Brief: Track down each line that has the word "chart" and copy it.

Data supplied:
"""

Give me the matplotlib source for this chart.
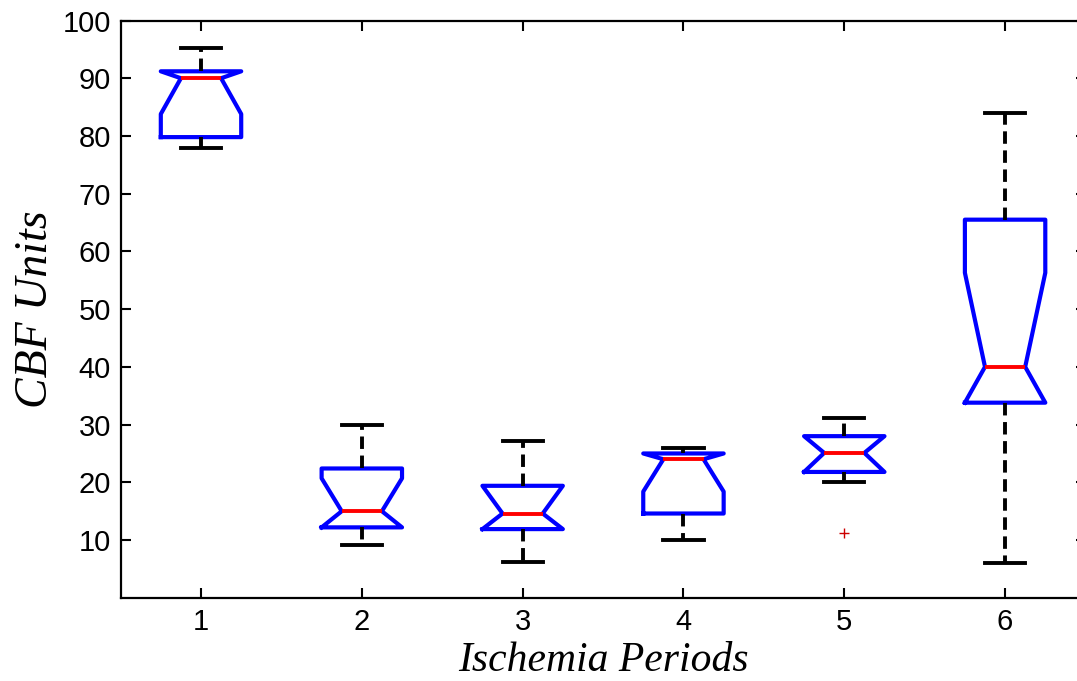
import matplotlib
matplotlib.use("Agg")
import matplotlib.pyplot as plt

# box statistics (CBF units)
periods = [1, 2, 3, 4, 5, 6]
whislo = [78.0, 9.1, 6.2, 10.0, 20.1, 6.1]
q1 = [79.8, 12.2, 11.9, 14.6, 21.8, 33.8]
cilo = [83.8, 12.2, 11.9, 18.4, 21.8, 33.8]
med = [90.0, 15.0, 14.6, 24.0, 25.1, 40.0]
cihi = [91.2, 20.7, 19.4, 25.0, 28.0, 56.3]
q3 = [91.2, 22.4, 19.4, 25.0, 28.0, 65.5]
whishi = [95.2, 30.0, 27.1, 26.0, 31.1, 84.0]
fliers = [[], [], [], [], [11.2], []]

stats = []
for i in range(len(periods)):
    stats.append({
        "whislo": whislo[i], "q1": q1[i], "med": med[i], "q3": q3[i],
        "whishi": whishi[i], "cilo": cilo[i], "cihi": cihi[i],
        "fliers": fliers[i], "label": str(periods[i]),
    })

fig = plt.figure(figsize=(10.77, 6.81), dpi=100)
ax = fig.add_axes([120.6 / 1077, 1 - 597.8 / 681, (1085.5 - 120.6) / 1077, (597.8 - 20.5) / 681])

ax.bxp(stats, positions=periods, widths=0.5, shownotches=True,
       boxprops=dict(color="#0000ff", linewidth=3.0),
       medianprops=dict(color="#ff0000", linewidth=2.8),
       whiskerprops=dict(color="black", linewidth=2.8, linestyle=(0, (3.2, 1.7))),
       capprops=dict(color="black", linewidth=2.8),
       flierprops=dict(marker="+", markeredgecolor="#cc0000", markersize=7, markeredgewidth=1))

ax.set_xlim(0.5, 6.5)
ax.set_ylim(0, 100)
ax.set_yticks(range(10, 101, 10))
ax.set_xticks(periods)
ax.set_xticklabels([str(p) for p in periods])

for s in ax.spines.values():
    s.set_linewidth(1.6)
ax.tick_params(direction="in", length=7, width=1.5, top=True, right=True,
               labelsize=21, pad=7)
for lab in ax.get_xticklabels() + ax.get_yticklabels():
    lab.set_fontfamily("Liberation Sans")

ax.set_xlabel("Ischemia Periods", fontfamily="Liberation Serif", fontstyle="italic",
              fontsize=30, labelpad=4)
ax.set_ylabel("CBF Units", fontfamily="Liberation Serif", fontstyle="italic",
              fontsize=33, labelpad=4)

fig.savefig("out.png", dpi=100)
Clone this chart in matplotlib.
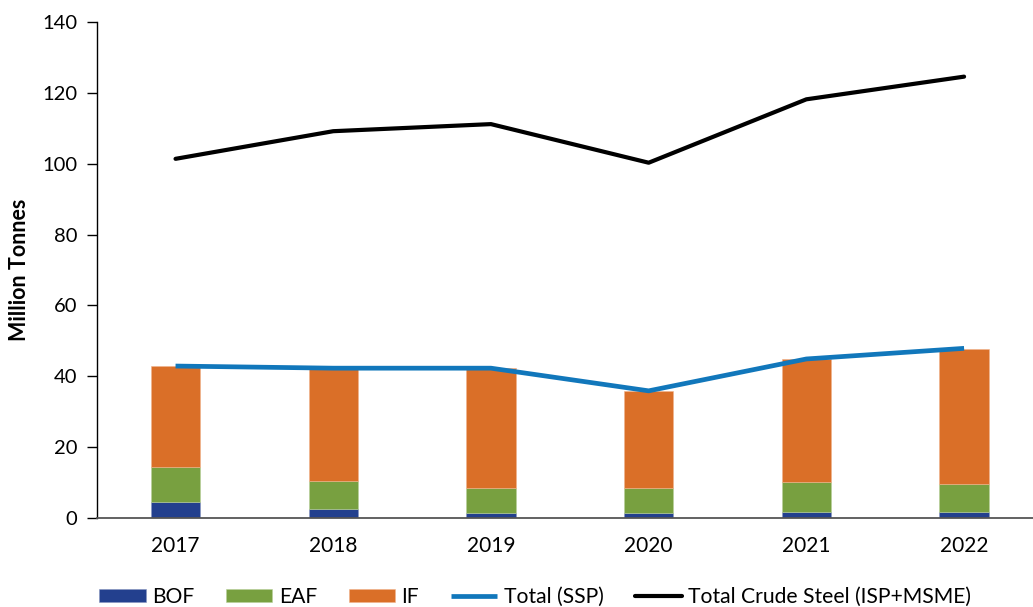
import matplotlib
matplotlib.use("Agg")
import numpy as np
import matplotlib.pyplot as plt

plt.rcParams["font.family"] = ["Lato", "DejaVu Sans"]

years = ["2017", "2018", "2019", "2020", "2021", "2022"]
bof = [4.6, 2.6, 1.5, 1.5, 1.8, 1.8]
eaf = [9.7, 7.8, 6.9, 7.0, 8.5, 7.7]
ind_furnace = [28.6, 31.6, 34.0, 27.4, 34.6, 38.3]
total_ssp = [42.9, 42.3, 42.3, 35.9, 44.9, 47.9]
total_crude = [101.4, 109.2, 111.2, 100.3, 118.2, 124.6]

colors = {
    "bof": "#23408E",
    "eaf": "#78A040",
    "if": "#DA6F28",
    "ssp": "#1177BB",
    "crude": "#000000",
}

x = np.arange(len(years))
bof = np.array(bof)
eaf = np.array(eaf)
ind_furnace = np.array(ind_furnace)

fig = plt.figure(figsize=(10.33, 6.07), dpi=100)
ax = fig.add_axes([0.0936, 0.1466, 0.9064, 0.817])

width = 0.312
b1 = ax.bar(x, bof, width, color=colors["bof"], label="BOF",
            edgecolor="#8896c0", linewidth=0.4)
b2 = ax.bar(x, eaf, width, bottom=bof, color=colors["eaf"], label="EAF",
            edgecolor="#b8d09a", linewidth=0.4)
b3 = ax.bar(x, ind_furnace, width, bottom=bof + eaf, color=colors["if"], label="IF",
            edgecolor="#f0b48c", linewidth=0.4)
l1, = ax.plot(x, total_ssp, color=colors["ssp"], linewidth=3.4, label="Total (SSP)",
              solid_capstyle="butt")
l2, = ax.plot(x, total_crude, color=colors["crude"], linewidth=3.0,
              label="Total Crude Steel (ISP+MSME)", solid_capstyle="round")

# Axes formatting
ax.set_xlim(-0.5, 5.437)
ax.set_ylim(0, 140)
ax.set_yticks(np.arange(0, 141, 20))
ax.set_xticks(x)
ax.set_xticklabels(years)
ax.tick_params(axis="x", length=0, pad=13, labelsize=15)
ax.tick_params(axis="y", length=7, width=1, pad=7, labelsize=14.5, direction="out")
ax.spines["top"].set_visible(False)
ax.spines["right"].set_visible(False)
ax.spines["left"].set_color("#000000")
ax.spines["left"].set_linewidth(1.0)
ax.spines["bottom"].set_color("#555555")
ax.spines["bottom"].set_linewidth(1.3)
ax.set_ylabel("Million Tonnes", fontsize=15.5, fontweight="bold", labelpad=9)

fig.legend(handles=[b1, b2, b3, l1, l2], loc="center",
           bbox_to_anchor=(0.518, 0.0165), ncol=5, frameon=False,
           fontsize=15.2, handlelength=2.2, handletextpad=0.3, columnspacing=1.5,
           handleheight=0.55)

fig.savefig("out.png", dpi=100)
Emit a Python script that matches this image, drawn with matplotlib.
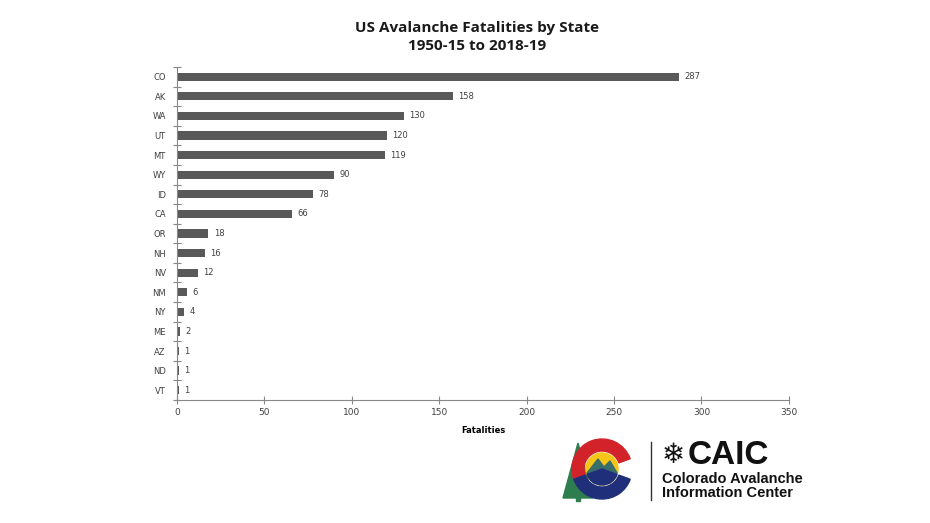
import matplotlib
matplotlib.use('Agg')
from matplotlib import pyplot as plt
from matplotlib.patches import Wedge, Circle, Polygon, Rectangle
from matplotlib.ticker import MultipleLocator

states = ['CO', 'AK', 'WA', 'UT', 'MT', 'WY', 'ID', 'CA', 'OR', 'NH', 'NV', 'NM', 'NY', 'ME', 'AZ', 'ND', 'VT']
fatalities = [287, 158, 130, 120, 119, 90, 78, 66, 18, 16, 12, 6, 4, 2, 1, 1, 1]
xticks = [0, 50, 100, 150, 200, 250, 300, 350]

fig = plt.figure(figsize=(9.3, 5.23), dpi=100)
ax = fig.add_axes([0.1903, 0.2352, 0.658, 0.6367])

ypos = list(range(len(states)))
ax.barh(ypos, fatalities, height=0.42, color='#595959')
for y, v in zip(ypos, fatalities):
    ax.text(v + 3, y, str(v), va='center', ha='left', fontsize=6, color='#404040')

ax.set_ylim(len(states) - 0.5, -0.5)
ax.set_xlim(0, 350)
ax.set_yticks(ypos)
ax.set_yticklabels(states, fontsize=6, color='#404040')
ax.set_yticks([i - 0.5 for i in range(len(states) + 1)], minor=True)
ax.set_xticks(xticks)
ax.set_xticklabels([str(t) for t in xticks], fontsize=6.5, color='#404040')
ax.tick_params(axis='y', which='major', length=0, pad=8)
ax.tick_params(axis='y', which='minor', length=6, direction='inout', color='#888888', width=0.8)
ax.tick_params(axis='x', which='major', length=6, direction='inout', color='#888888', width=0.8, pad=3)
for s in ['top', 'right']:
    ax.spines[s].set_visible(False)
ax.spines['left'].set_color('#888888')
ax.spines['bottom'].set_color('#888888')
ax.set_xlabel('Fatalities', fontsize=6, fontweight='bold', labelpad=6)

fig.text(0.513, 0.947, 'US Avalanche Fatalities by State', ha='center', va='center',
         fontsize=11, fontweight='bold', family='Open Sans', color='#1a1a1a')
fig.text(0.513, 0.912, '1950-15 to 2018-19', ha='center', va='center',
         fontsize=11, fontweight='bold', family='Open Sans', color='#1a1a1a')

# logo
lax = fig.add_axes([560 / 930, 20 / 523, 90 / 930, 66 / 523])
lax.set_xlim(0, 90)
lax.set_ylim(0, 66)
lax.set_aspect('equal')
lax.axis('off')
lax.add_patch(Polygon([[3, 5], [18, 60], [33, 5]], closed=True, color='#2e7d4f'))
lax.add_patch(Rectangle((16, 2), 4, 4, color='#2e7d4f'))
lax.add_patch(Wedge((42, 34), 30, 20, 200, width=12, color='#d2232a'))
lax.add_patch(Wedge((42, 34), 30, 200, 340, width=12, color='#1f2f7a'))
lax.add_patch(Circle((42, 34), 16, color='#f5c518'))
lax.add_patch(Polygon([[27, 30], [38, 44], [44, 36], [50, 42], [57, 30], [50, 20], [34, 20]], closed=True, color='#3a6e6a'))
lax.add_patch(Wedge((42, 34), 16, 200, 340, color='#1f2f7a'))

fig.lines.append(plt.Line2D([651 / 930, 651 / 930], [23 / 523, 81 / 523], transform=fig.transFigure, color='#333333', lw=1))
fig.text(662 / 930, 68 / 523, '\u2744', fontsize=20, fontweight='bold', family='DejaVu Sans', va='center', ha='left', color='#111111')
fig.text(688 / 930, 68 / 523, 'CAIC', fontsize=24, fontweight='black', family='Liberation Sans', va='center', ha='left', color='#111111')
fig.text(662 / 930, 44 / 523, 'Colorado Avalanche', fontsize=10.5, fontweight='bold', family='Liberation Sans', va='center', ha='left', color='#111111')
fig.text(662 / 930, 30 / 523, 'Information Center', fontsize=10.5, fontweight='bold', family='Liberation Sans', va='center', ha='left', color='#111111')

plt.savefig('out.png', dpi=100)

"""
"""

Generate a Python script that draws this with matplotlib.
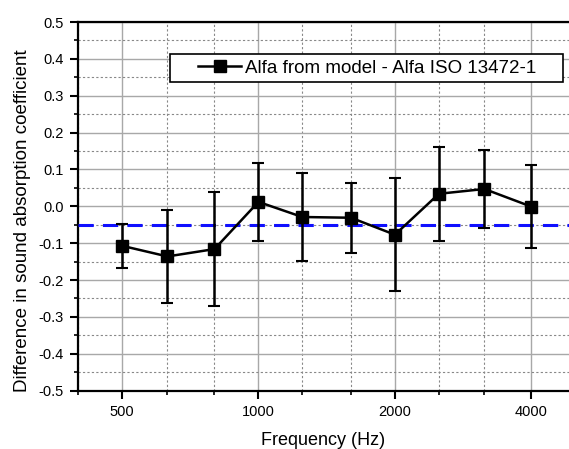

"""

Worked solution:
Give me the matplotlib source for this chart.
Clone this chart in matplotlib.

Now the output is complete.